• Work instructions:
From the first line of the data below through the line holding "import plotly.graph_objects as go", output each line exactly and leave the pictures out.

• Data provided:
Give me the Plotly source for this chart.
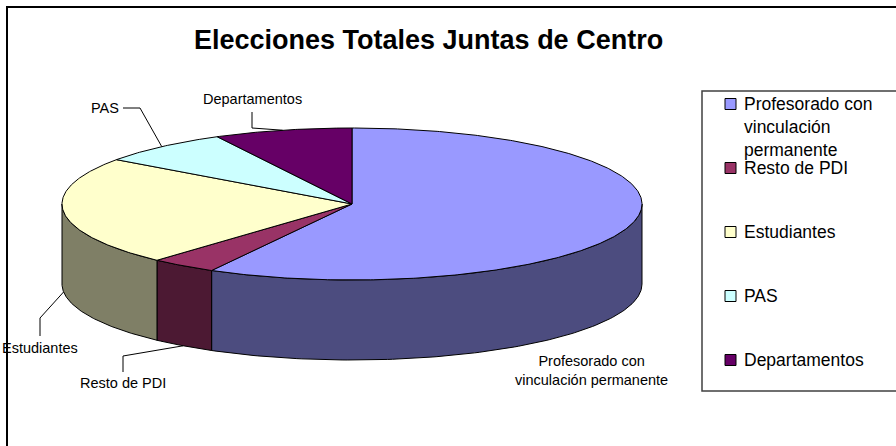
import numpy as np
import plotly.graph_objects as go

# ---------------- data ----------------
categories = ["Profesorado con vinculación permanente", "Resto de PDI",
              "Estudiantes", "PAS", "Departamentos"]
legend_labels = ["Profesorado con<br>vinculación<br>permanente", "Resto de PDI",
                 "Estudiantes", "PAS", "Departamentos"]
slice_labels = ["Profesorado con<br>vinculación permanente", "Resto de PDI",
                "Estudiantes", "PAS", "Departamentos"]
values = [58.1, 3.7, 23.2, 7.4, 7.7]
colors = ["#9999FF", "#993366", "#FFFFCC", "#CCFFFF", "#660066"]
title_text = "Elecciones Totales Juntas de Centro"

# ---------------- layout params ----------------
W, H = 896, 446
CX, CY, RX, RY, DEPTH = 352, 204, 290, 76, 80
FONT = "Liberation Sans, Arial, sans-serif"


def pt(theta_deg, dz=0.0):
    t = np.radians(theta_deg)
    return CX + RX * np.cos(t), CY - RY * np.sin(t) + dz


def shade(hexc, f=0.5):
    h = hexc.lstrip("#")
    r, g, b = (int(h[i:i + 2], 16) for i in (0, 2, 4))
    return "#%02x%02x%02x" % (int(r * f), int(g * f), int(b * f))


total = float(sum(values))
slices = []
start = 90.0
for v in values:
    sweep = 360.0 * v / total
    slices.append((start - sweep, start))
    start -= sweep

fig = go.Figure()

# side walls (front half only)
for (lo, hi), c in zip(slices, colors):
    for k in range(-2, 2):
        a, b = max(lo, 180 + 360 * k), min(hi, 360 + 360 * k)
        if b - a <= 0.01:
            continue
        ts = np.linspace(a, b, 120)
        xt, yt = pt(ts)
        xb, yb = pt(ts[::-1], DEPTH)
        xs = np.concatenate([xt, xb, xt[:1]])
        ys = np.concatenate([yt, yb, yt[:1]])
        fig.add_trace(go.Scatter(x=xs, y=ys, mode="lines", fill="toself",
                                 fillcolor=shade(c), line=dict(color="black", width=1),
                                 hoverinfo="skip", showlegend=False))

# top faces
for (lo, hi), c, name, v in zip(slices, colors, categories, values):
    ts = np.linspace(hi, lo, max(int((hi - lo) * 2), 8))
    xa, ya = pt(ts)
    xs = np.concatenate([[CX], xa, [CX]])
    ys = np.concatenate([[CY], ya, [CY]])
    fig.add_trace(go.Scatter(x=xs, y=ys, mode="lines", fill="toself",
                             fillcolor=c, line=dict(color="black", width=1),
                             name=name, hoverinfo="name", showlegend=False))

# data labels with leader lines
label_layout = {
    # index: (text x, text y, xanchor, leader start/elbow points)
    0: (591, 370, "center", None),
    1: (123, 383, "center", [(123, 372), (123, 356)]),
    2: (40, 348, "center", [(40, 336), (40, 318)]),
    3: (121, 108, "right", [(123, 108), (140, 108)]),
    4: (252, 99, "center", [(252, 112), (252, 128)]),
}
annotations = []
for i, (lo, hi) in enumerate(slices):
    tx, ty, xa, elbow = label_layout[i]
    annotations.append(dict(x=tx, y=ty, xref="x", yref="y", text=slice_labels[i],
                            showarrow=False, xanchor=xa, yanchor="middle",
                            font=dict(family=FONT, size=14.5, color="black")))
    if elbow:
        mid = (lo + hi) / 2.0
        front = np.sin(np.radians(mid)) < 0
        ex, ey = pt(mid, DEPTH if front else 0)
        lx = [p[0] for p in elbow] + [ex]
        ly = [p[1] for p in elbow] + [ey]
        fig.add_trace(go.Scatter(x=lx, y=ly, mode="lines",
                                 line=dict(color="black", width=1),
                                 hoverinfo="skip", showlegend=False))

# title
annotations.append(dict(x=428, y=40, xref="x", yref="y", text="<b>%s</b>" % title_text,
                        showarrow=False, xanchor="center", yanchor="middle",
                        font=dict(family=FONT, size=27, color="black")))

shapes = [
    # chart frame
    dict(type="rect", xref="x", yref="y", x0=7, y0=7, x1=940, y1=480,
         line=dict(color="black", width=2), fillcolor="rgba(0,0,0,0)", layer="below"),
    # legend box
    dict(type="rect", xref="x", yref="y", x0=702, y0=91, x1=920, y1=391,
         line=dict(color="#404040", width=1.5), fillcolor="white", layer="below"),
]

# manual legend
LEG_Y0, LEG_STEP, LEG_FS = 104, 64, 17.5
for i, (lab, c) in enumerate(zip(legend_labels, colors)):
    y = LEG_Y0 + LEG_STEP * i
    shapes.append(dict(type="rect", xref="x", yref="y", x0=725, x1=736,
                       y0=y - 5.5, y1=y + 5.5, fillcolor=c,
                       line=dict(color="black", width=1)))
    nlines = lab.count("<br>") + 1
    yc = y + (nlines - 1) * 1.3 * LEG_FS / 2.0
    annotations.append(dict(x=742, y=yc, xref="x", yref="y", text=lab,
                            showarrow=False, xanchor="left", yanchor="middle",
                            align="left",
                            font=dict(family=FONT, size=LEG_FS, color="black")))

fig.update_layout(
    width=W, height=H,
    margin=dict(l=0, r=0, t=0, b=0),
    paper_bgcolor="white", plot_bgcolor="white",
    xaxis=dict(range=[0, W], visible=False, fixedrange=True),
    yaxis=dict(range=[H, 0], visible=False, fixedrange=True),
    showlegend=False,
    shapes=shapes,
    annotations=annotations,
)

fig.write_html("out.html", config={"displayModeBar": False},
               post_script="document.body.style.margin='0';document.body.style.overflow='hidden';")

• Exercise response:
Give me the Plotly source for this chart.
import numpy as np
import plotly.graph_objects as go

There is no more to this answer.